Monday, October 13, 2008

Are you coming or going? I don't know, both.

So I collected my thoughts and my blessings, folded up my ambitions and aspirations like shirts and pressed them all into the geometric confines of a rectangular suitcase. Gripped the handle and pulled it down the hallway, down the stairs, found a place in the trunk for my zippered box of everything.

And as I sat in the terminal with my ticket and my eye on the clock, counting departures and arrivals; As I sat there, watching strangers collide with their loved ones, I realized that maybe it’s not so much about me.

That maybe it’s not so much about what I could do if I had more time or more words. Maybe it’s not about thinking or breathing, even. Maybe it’s bigger than that. Maybe it’s more about being a vessel. Maybe it’s about projecting more than myself, stepping outside this egocentric mold we’ve all grown into. Maybe it’s about appreciating the universal nature of the things I see around me.

And when I see two people embrace from across a crowded room, I’m not smiling because I can relate that to myself, I’m smiling because I can relate that to all of us.

So thirty thousand feet above the east coast, I collected myself and everyone else, smoothed out all the rough edges and found a place for everything.

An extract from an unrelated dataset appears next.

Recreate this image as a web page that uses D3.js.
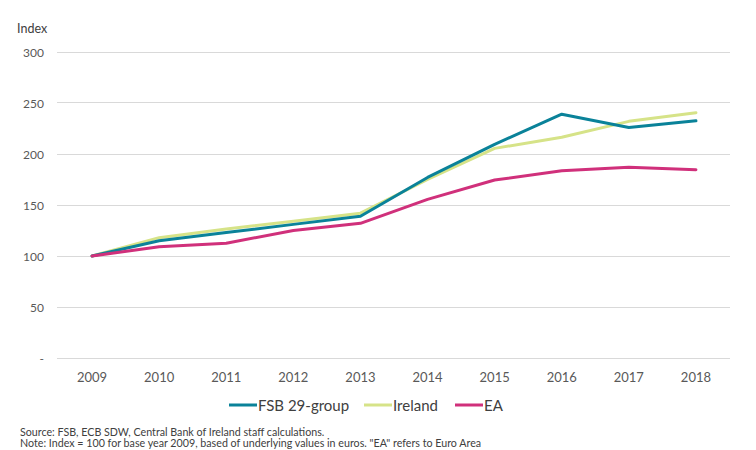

14-15-18-20-8-5-18-14 12-9-7-8-20-19.

Thursday, October 9, 2008

Four Letters and a Purpose

In every fractured moment, cross-sectioned and classified into separate components and factors, I can see the webbing that strings it together. And in every ray of light, sent from the sun and refracted through atmosphere, I can feel the warmth of our connection. And I feel it from the confines of my bed, see it in the vapor that blurs the bathroom mirror, and know it when I hear the latch click and the tumblers trip behind me on my way out into a day that is supposed to be spring.

Because back then every number had a curve and divided evenly between the two of us. Because back then we spoke in lyrics one of us had written, and we didn’t have much else to say. We spent most of the summer on the interstate, plotting a course from one concert to the next – harmonizing the hell out of each and every syllable and talking about how neither of us cared that the smoke might ruin the upholstery.

And now, in another even year, I am further from either of you than I thought I would ever be. Here in the ohs and eights, I am closer to what I wanted, further from what I knew, and more excited and more scared than I could’ve ever hoped to be.

It’s funny what two years will do to the sparks of friendship and the promises you make within it. And it’s funny what a month can do to your heart. So we’re scratching at the surface of most of it now, dealing with what we’ve got and what we had and why it maybe just makes sense. She’s fading and you’re coming in clearer every day. And even though I lose both of you to different area codes, that gap doesn’t seem so far. Even on a drizzly Friday.

It’s funny what I’ve become, yeah. I guess she was right. The even years are always better.